Measurement of ClO and CO2 for ACCENT

2000 
Observations have shown that ozone in largely removed in rocket plumes within an hour of launch [M.N. Ross, et al., Nature 390, 62-64, 1997]. Large abundances of chlorine oxide (ClO) were first detected in the fresh plume of a Delta rocket in May of 1998 from the NASA WB-57 during the Air Force RISO campaign by the CORE instrument developed at UC Irvine. Similar abundances were detected a month later in the plume of an ATLAS II rocket. Although the maximum ClO observed in these plumes was twenty-five times larger than the highest values ever observed in the perturbed polar vortices, in a new study, [M.N. Ross, et al., Geophys. Res. Lett., 2000, in press] could not account for observed ozone losses based on known chlorine photochemistry.

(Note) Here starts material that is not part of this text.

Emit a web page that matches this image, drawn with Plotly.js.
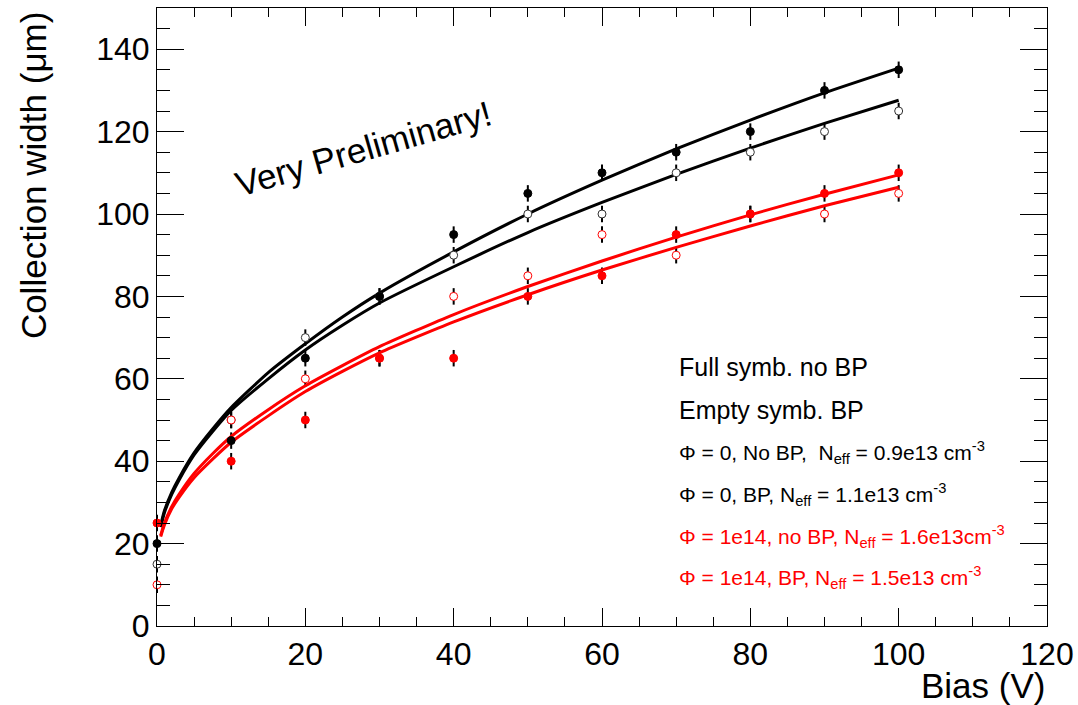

New measurements were obtained in plumes of Delta, Atlas, and Athena rockets in 1999 during ACCENT with the CORE instrument augmented with a modified LiCor non-dispersed infrared detector for fast-response measurements of carbon-dioxide (CO2). The absolute abundance of this specie constrains the rocket emission stoichiometry, and its relative abundance serves as a tracer of dilution. The combination of ClO and CO2 will provide important new insights into the temporal and spatial evolution of reactive chlorine partitioning and its dependence on rocket motor type.